Detroit’s Park Avenue Historic District is located along Park Avenue, between Adams Street and I-75. The District was designated as a State of Michigan Historic Site in 1996, and was listed on the National Register of Historic Places in 1997. Some of the more significant buildings in the district include the Women’s City Club Building, the Detroit Building, the Detroit Life Building, and the Park Avenue House, the latter by Louis Kamper. Other buildings in this district include a mixture of offices, apartments, hotels, social clubs, stores, and restaurants. The architectural styles of these buildings are varied and include Classical Revival, Beaux Arts, Late Victorian, and Early Commercial.

Park Avenue earned its significance in the city of Detroit during the automotive boom of the 1920s when commercial development in the city began to move up Park Avenue from Grand Circus Park. The Park Avenue Association, formed in 1923, developed a plan for the street to concentrate its commercial and office space at the south end, while constructing prestigious residences at the north end. As the Park Avenue District continued to develop, Detroiters began to perceive it as their city’s version of New York City’s Fifth Avenue.

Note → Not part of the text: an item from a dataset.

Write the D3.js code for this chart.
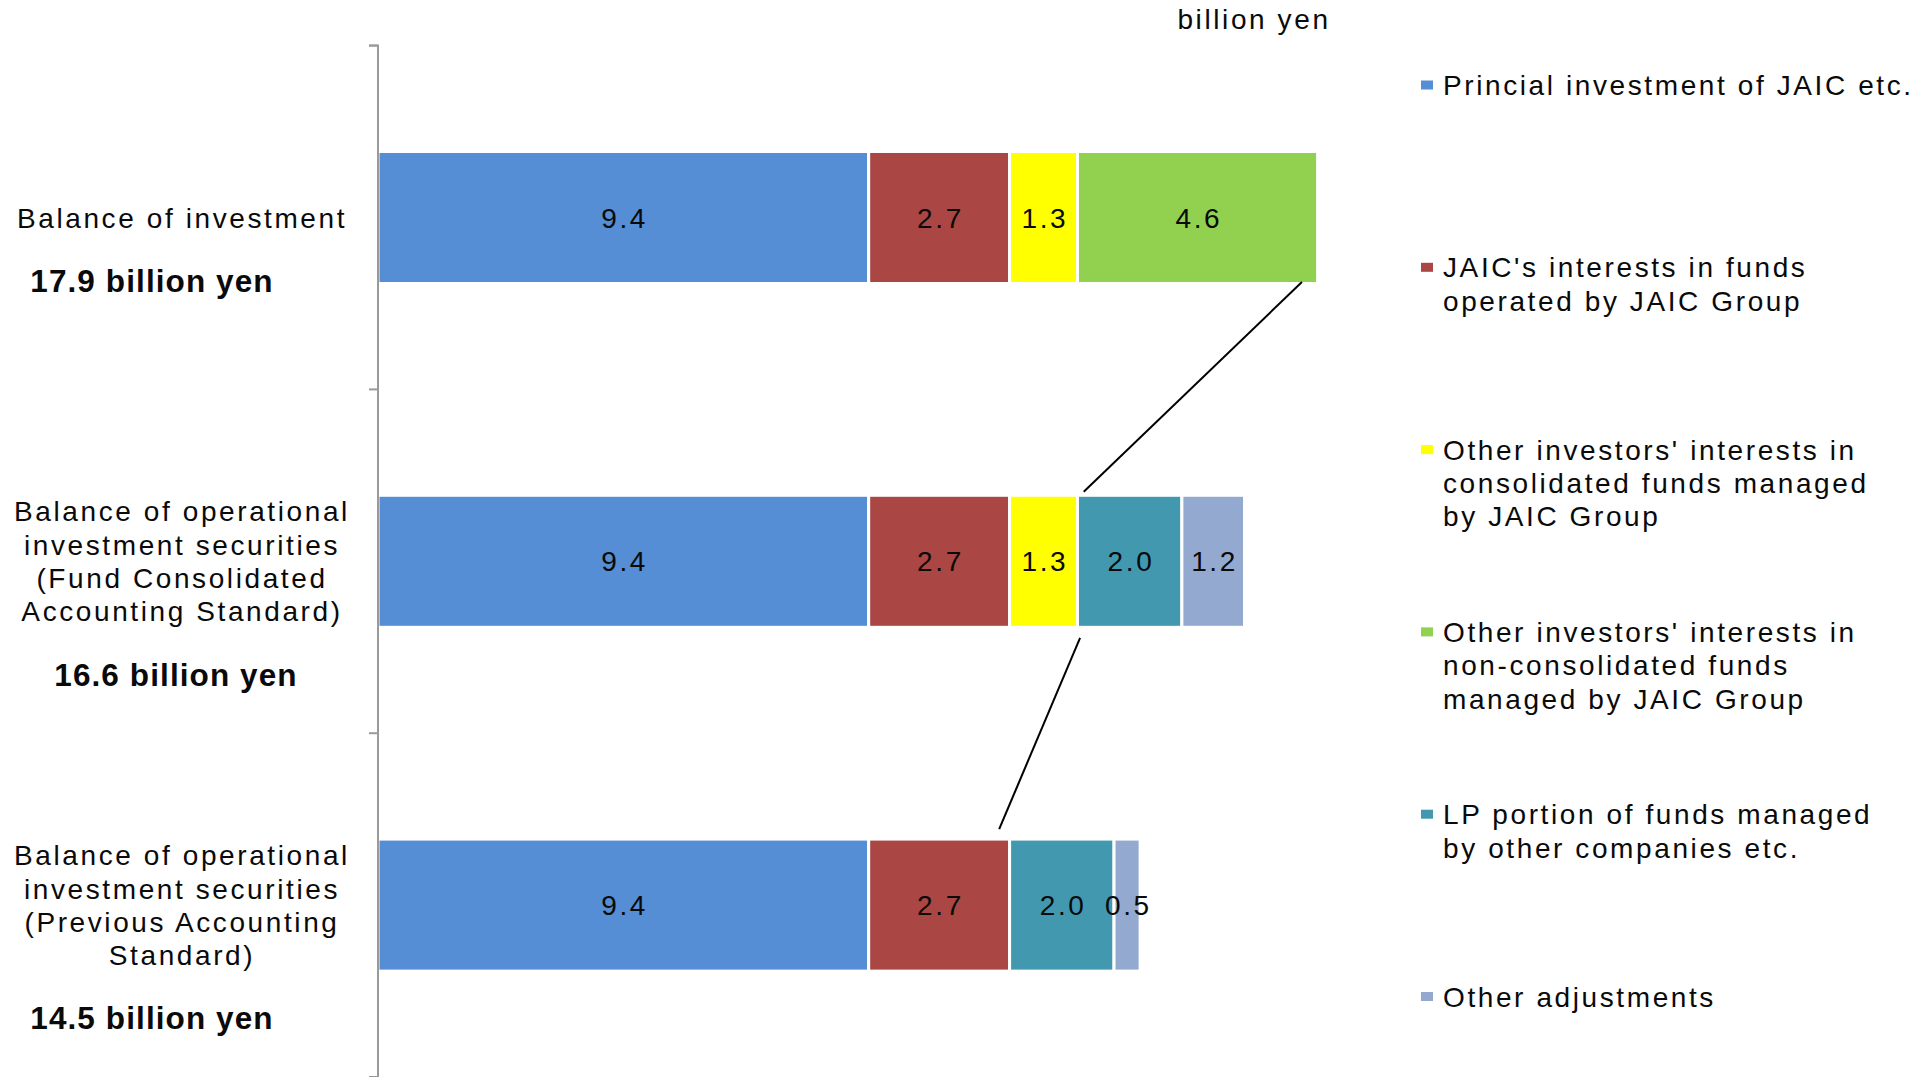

Although Park Avenue experienced a decline in use and development during the Great Depression, it experienced a resurgence of interest after World War II when new social groups, multiple restaurant and entertainment hotspots, and new commercial industries including the Iodent Chemical Company, began moving to the area. The area declined again after the 1967 Uprising and the move to develop the riverfront area in the 1970s. However, the close proximity of the Park Avenue Historic District to the Fox Theatre and other venues including Comerica Park has led to its continued revitalization into the 21st century. 

In 2008, Ilitch Holdings announced the renovation of the 34,000-square-foot Detroit Life Building, which will be used primarily as office space for Ilitch-related companies.  In December of 2019, Olympia Development announced a $25 million renovation of the vacant Women’s City Club and the acquisition of a major tenant, Switzerland-based IWG, an office space company, to lease the top several floors.